Over the years I've found that leaders generally fall into 3 key areas when it comes to 'change';
- At a logical level they fully understand and accept that for things to move on change needs to happen - this view is initially is driven by the leadership team.
- At an emotional level is where most of the resistance to that change occurs - this is also driven by the leadership team, and filters down.
- Despite all the evidence saying the "old model is broken" they persist on keeping it alive - sometimes 'it's easier to give birth than it is to raise the dead'.
So what you are faced with are the people who are charged with that 'change and transformation strategy' understand the logic, but constrain themselves and the company with the emotional elements associated with that change.
It also seems it pays to be connected via social media, especially if you're running a multi-billion dollar company.
A study by the Edelman Trust Barometer found that 67% of consumers trust “company technical experts,” while only 43% trust CEOs. Employee generated content is often more authentic than company-produced content.
Therefore, consumers are more likely to trust what individuals have to say over any corporate communication.
Matching content with a face helps brands gain consumer trust.

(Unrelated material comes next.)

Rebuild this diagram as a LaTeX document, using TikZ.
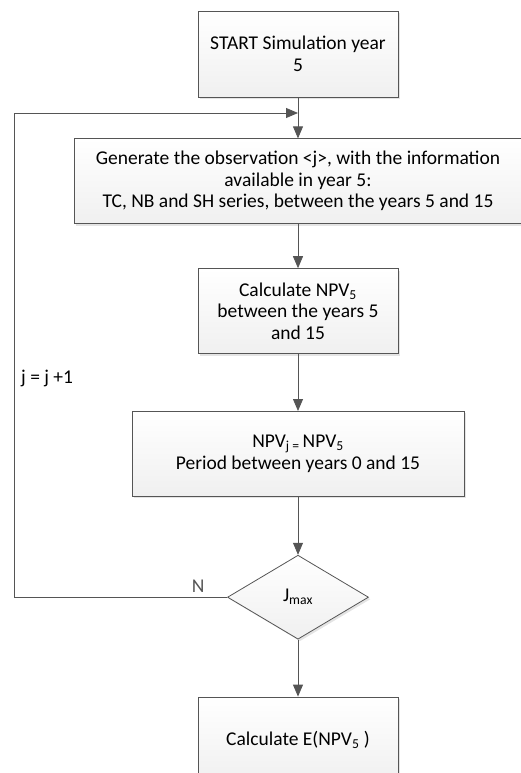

Transformation isn't about digital, channels, tech, Apps, websites, or other fixed mindset stuff, it's totally about being consumer centric.
Always, always, work back from the customer working out how you can best solve their needs and add value by leveraging what you have to build the transformation bridges to the new future.
In the “old school” command and control methods of leadership, the leader was held responsible for results and the followers were responsive to the leader (as in, “When I say, Jump, you say, How high"). Modern leadership theories take an opposite position (followers are responsible for results and leaders are responsive to the followers needs).